You’ve probably heard the argument for aligning your sales and marketing teams any number of times, but have you ever been told about the importance of aligning your sales and PR teams? I’d guess not. It’s not that most businesses are missing something glaringly obvious either; PR and sales just seem like two parts of the same puzzle that make sense as part of the bigger picture but don’t exactly make sense sitting next to each other. 

However, believe it or not, PR can do a lot to help sales – and vice versa. Here are a few of the key ways: 

PR can give your sales team the backing they need to sell. 

It’s been widely said that PR wins (commonly called “earned media”) carry a lot more weight in the eyes of buyers than advertising does. And it’s not hard to see why. Most savvy consumers can spot an ad a mile away (and therefore know it was purchased, not earned), while a contributed article or a piece of news shared in a well-respected publication demonstrates clout. PR wins aren’t easy to come by, and so they matter to your buyers. 

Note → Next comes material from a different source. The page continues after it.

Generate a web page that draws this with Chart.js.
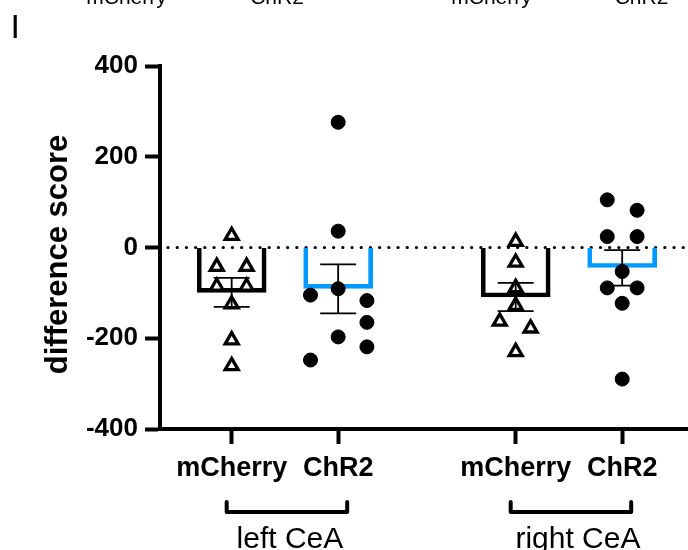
<!DOCTYPE html>
<html><head><meta charset="utf-8">
<script src="https://cdn.jsdelivr.net/npm/chart.js@4.4.1/dist/chart.umd.min.js"></script>
<style>html,body{margin:0;padding:0;background:#fff;overflow:hidden;} #wrap{width:688px;height:550px;position:relative;} canvas{display:block;}</style>
</head><body><div id="wrap"><canvas id="c"></canvas></div>
<script>
// ---- data ----
const categories = ['mCherry', 'ChR2', 'mCherry', 'ChR2'];
const groupLabels = ['left CeA', 'right CeA'];
const yTickValues = [-400, -200, 0, 200, 400];
const yTitle = 'difference score';
const panelLetter = 'I';
const prevPanelLabels = ['mCherry', 'ChR2', 'mCherry', 'ChR2'];
const barMeans = [-99, -90, -109, -44];
const errMeans = [-99, -91, -109, -45];
const errSem = [32, 54, 31, 39];
const leftMCherry = [26, -42, -42, -86, -86, -125, -204, -261];
const leftChR2 = [276, 36, -91, -105, -117, -165, -197, -219, -248];
const rightMCherry = [13, -33, -89, -128, -163, -178, -230];
const rightChR2 = [105, 82, 24, 24, -53, -89, -89, -123, -290];

// ---- layout (positions, not data) ----
const xPos = [1, 2, 3.667, 4.667];
const X_MIN = 0.327, X_MAX = 5.285;
const jitLM = [0, -0.14, 0.14, -0.14, 0.14, 0, 0, 0];
const jitLC = [0, 0, 0, -0.26, 0.27, 0.27, 0, 0.27, -0.26];
const jitRM = [0, 0, 0, 0, -0.15, 0.14, 0];
const jitRC = [-0.14, 0.14, -0.14, 0.14, 0, -0.14, 0.14, 0, 0];
const prevLabelX = [126.5, 277, 491.5, 641.5];
const BLUE = '#0099ff';
const FONT = "'Liberation Sans', Arial, Helvetica, sans-serif";

function pts(vals, jit, cx) { return vals.map((v, i) => ({x: cx + jit[i], y: v})); }

const extras = {
  id: 'extras',
  afterDatasetsDraw(chart) {
    const ctx = chart.ctx, xs = chart.scales.x, ys = chart.scales.y;
    ctx.save();
    ctx.strokeStyle = '#000';
    ctx.lineWidth = 1.8;
    for (let i = 0; i < xPos.length; i++) {
      const x = xs.getPixelForValue(xPos[i]);
      const yt = ys.getPixelForValue(errMeans[i] + errSem[i]);
      const yb = ys.getPixelForValue(errMeans[i] - errSem[i]);
      ctx.beginPath();
      ctx.moveTo(x, yt); ctx.lineTo(x, yb);
      ctx.moveTo(x - 18, yt); ctx.lineTo(x + 18, yt);
      ctx.moveTo(x - 18, yb); ctx.lineTo(x + 18, yb);
      ctx.stroke();
    }
    ctx.restore();
  },
  afterDraw(chart) {
    const ctx = chart.ctx, xs = chart.scales.x, ys = chart.scales.y, ca = chart.chartArea;
    ctx.save();
    ctx.fillStyle = '#000';
    // y title
    ctx.save();
    ctx.translate(66.5, (ca.top + ca.bottom) / 2 + 7);
    ctx.rotate(-Math.PI / 2);
    ctx.font = 'bold 31px ' + FONT;
    ctx.textAlign = 'center';
    ctx.textBaseline = 'alphabetic';
    ctx.fillText(yTitle, 0, 0);
    ctx.restore();
    // group brackets & labels
    ctx.strokeStyle = '#000';
    ctx.lineWidth = 4;
    ctx.lineCap = 'round';
    ctx.lineJoin = 'round';
    ctx.font = '30px ' + FONT;
    ctx.textAlign = 'center';
    ctx.textBaseline = 'alphabetic';
    for (let g = 0; g < 2; g++) {
      const x1 = xs.getPixelForValue(xPos[2 * g]) - 5;
      const x2 = xs.getPixelForValue(xPos[2 * g + 1]) + 9;
      ctx.beginPath();
      ctx.moveTo(x1, 502); ctx.lineTo(x1, 512); ctx.lineTo(x2, 512); ctx.lineTo(x2, 502);
      ctx.stroke();
      ctx.fillText(groupLabels[g], (x1 + x2) / 2 + 3 + g * 4, 548);
    }
    // panel letter
    ctx.textAlign = 'left';
    ctx.font = '34px ' + FONT;
    ctx.fillText(panelLetter, 10.5, 37.5);
    // cut-off labels of the panel above
    ctx.textAlign = 'center';
    ctx.font = '21px ' + FONT;
    prevPanelLabels.forEach((t, i) => ctx.fillText(t, prevLabelX[i], 4));
    ctx.restore();
  }
};

new Chart(document.getElementById('c'), {
  type: 'bar',
  data: {
    datasets: [
      {
        type: 'scatter', data: pts(leftMCherry, jitLM, xPos[0]), pointStyle: 'triangle',
        pointRadius: 7.5, pointBorderWidth: 3.3, pointBackgroundColor: '#fff', pointBorderColor: '#000', order: 1
      },
      {
        type: 'scatter', data: pts(leftChR2, jitLC, xPos[1]), pointStyle: 'circle',
        pointRadius: 7, pointBorderWidth: 1, pointBackgroundColor: '#000', pointBorderColor: '#000', order: 1
      },
      {
        type: 'scatter', data: pts(rightMCherry, jitRM, xPos[2]), pointStyle: 'triangle',
        pointRadius: 7.5, pointBorderWidth: 3.3, pointBackgroundColor: '#fff', pointBorderColor: '#000', order: 1
      },
      {
        type: 'scatter', data: pts(rightChR2, jitRC, xPos[3]), pointStyle: 'circle',
        pointRadius: 7, pointBorderWidth: 1, pointBackgroundColor: '#000', pointBorderColor: '#000', order: 1
      },
      {
        type: 'bar', data: xPos.map((x, i) => ({x: x, y: barMeans[i]})),
        backgroundColor: 'rgba(0,0,0,0)', borderColor: ['#000', BLUE, '#000', BLUE],
        borderWidth: 4, borderSkipped: 'start', barThickness: 69, order: 2
      },
      {
        type: 'line', data: [{x: X_MIN + 0.075, y: 0}, {x: X_MAX, y: 0}],
        borderColor: '#000', borderWidth: 3.2, borderDash: [0.1, 9.1], borderCapStyle: 'round',
        pointRadius: 0, fill: false, order: 3
      }
    ]
  },
  options: {
    responsive: true, maintainAspectRatio: false, animation: false,
    layout: {autoPadding: false, padding: {top: 66, left: 0, right: 0, bottom: 0}},
    plugins: {legend: {display: false}, tooltip: {enabled: false}},
    scales: {
      x: {
        type: 'linear', min: X_MIN, max: X_MAX, offset: false,
        afterBuildTicks: s => { s.ticks = xPos.map(v => ({value: v})); },
        afterFit: s => { s.height = 121; },
        ticks: {
          callback: (v, i) => categories[i], autoSkip: false, maxRotation: 0,
          font: {family: FONT, size: 27, weight: 'bold'}, color: '#000', padding: 8
        },
        grid: {offset: false, drawOnChartArea: false, drawTicks: true, tickLength: 15, tickWidth: 4, tickColor: '#000'},
        border: {display: true, color: '#000', width: 4}
      },
      y: {
        min: -400, max: 400,
        afterBuildTicks: s => { s.ticks = yTickValues.map(v => ({value: v})); },
        afterFit: s => { s.width = 160; },
        ticks: {font: {family: FONT, size: 26, weight: 'bold'}, color: '#000', padding: 7},
        grid: {drawOnChartArea: false, drawTicks: true, tickLength: 15, tickWidth: 4, tickColor: '#000'},
        border: {display: true, color: '#000', width: 4}
      }
    }
  },
  plugins: [extras]
});
</script>
</body></html>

Also, think about this… Not only does it look good and feel good to get award wins, speaking gigs, contributed articles and featured news, but it also solidifies your brand as a credible one. When you attract the attention and interest (and sometimes implied endorsement) of journalists, you immediately appear trustworthy and proven to your next prospect. And what could be more worthwhile than this type of image when your sales team starts engaging with them? 

Sales can give PR an insider look at your buyers. 

Buyers today are complex, and we’ve all had to learn the hard way that the sales cycle for most B2B companies is often long and arduous, involving multiple decision-makers along the way. But this process can be expedited, or at least made more smooth, if everyone on your team is using the right messaging and speaking to your target personas. This is where sales can really be an asset to PR. 

Salespeople speak with customers and prospects day in and day out. They know their most common objections, motivations and even what makes them tick. By regularly speaking with the PR team, and sharing these deeper insights about your ideal customers, your PR team can tighten up your messaging and ensure all public-facing materials are in alignment. 

PR can work wonders by providing the content sales needs at each stage of the buyer journey. 

So, your star salesperson just lost a big sale. What happens next? If you want to improve your buyer journey, that salesperson should consider the following: 1) At what point did the sale go south? And 2) Was there some sort of content or piece of education they could have provided the prospect that would have helped prevent this outcome? Once they’ve figured out those answers, they should go talk with PR. Your PR folks are there to help you create the content you need to move your buyers through your funnel. So if there’s a piece of content you don’t have that you need, by all means let them know. 

Also, if your sales team has found that some marketing collateral performs well in the sales process, like an ebook, PR can use that for further impact. They can help break that ebook into smaller, more consumable pieces of content and/or even place it in third-party publications as thought leadership. Your PR team can have a lot of influence throughout the buyer’s journey, so make sure they’re given what they need to be able to perform at their best – and then hold them accountable to do so.

Sales can inspire the right content topics for PR to run with.  

It can be challenging to come up with creating, compelling content topics for a company’s blog, contributed articles, social media posts and beyond. But this is what PR people do, and your sales team can support them in this. After all, they have loads of on-point ideas in their heads just waiting to be unearthed. 

Set up a conversation between your sales and PR teams, and ask the sales folks to chime in on what they hear at each stage of the buyer journey. Is pricing the one thing that your prospects seem to be concerned about across the board? Are you finding that you’re losing out to the same competitor time and time again, right before a deal closes? Do you hear from customers that your product is hard to use, and they would benefit from some more training? 

Whatever conversations sales is having are important for PR to know about. They could very easily inspire some stellar content topics that can be used to proactively answer prospect’s questions, connect with current customers and let your audience know you understand what they’re going through. 

Whether your sales and PR teams have been collaborating since day one, or you’re not even sure they know each other’s names, now is a great time to initiate – or strengthen – their bond. PR can – and should – be used throughout the sales process, and both departments have a lot to offer one another along the way. When all is said and done, PR and sales both have their eyes on the revenue prize, and will get there a whole lot faster together.